Inilah asalnya Jamiyah Ulama
Tahun 1924 akhir, saya dipanggil lagi oleh Kyai Kholil
“As’ad, kesini”
“Kamu tidak lupa rumahnya Hasyim?”
“Tidak Kyai”
“Hasyim Asy’ari?”
“Ya, Kyai”
“Dimana rumahnya?”
“Tebuireng”
“Dari mana asalnya?”
“Dari Keras (Kediri) Kyai, putranya Kyai Keras Kediri”
“Ya benar”
“Ini tasbih hantarkan”
“Ya Kyai”
Kemudian saya diberi uang 1 ringgit dan rokok, saya kumpulkan, semua menjadi 3 ringgit dengan yang dulu, tidak ada yang saya pakai. Saya ingin tahu buahnya.
Terus di pagi hari Kyai keluar dari langgar (musholla)
“Kesini, kesini , makan dulu”
“Tidak Kyai, saya sudah minum wedang dan jajan”
“Dari mana kamu dapat?”
“Saya beli di jalan Kyai?”
“Jangan membeli di jalan !? jangan makan di jalan?, santri kok makan di jalan!”
“Ya Kyai” saya di marahin karena makan di jalan
“Santri kok menjual harga dirinya!”
Akhirnya saya ditanya : “Cukup sakunya?”
“Cukup Kyai”
“Tidak, ini ambil”
Diberi lagi oleh Kyai 1 ringgit, saya simpan lagi.
Kemudian tasbih di pegang ujungnya oleh Kyai,
“Ya Jabbar, Ya Jabbar, Ya Jabbar. Ya Qahhar, Ya Qahhar. Ya Qahhar”
Jadi, Ya Jabbar 1 kali putaran tasbih, Ya Qahhar 1 kali putaran tasbih. Saya disuruh dzikir.
“Ini” disuruh ngambil tasbih itu, saya tegakkan leher saya
“Kok di leher?”
“Ya Kyai, tolong diletakkan di leher supaya tidak jatuh”

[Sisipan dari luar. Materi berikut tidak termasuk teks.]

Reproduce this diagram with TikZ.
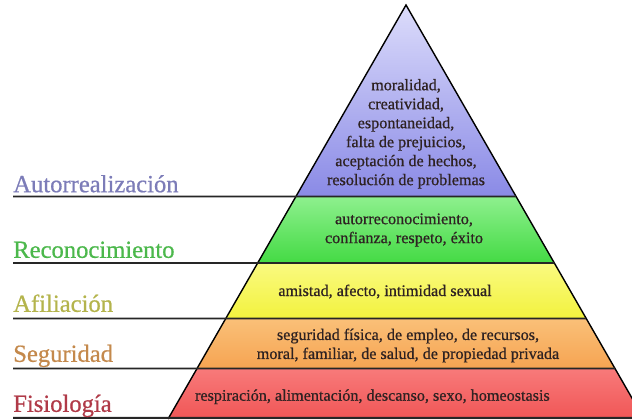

“Ya sudah” dikalungkan oleh Kyai.
Jadi saya berkalung tasbih, masih muda berkalung tasbih, saya berjalan lagi, bertemu lagi dengan yang membicarakan dulu.
“Ini orang yang megang tongkat dulu itu? Wah hadza(ini) majnun (gila)”. Ada yang bilang “wali”, ya seperti dulu. Jadi saya tidak menjawab. Saya tidak bicara kalau belum bertemu Kyai Hasyin. Saya puasa. Saya tidak bicara, tidak makan, tidak merokok, karena amanatnya Kyai, saya tidak berani berbuat apa-apa, sebagaimana kepada Rasulullah, ini kepada guru. Saya tidak berani. Saya berpuasa. Saya tidak makan, tidak minum, tidak merokok, tidak terpakai uang saya. Ada yang narik “karcis, karcis” saya tidak ditanya. Saya pikir ini karena tasbih dan tongkat, jadi saya pura-pura tidur karena tidak punya karcis, jadi perjalanan dua kali saya tidak membeli karcis. Ini sudah jelas keramatnya Kyai, jadi Auliya’ itu punya karomah, saya semakin yakin dengan karomah.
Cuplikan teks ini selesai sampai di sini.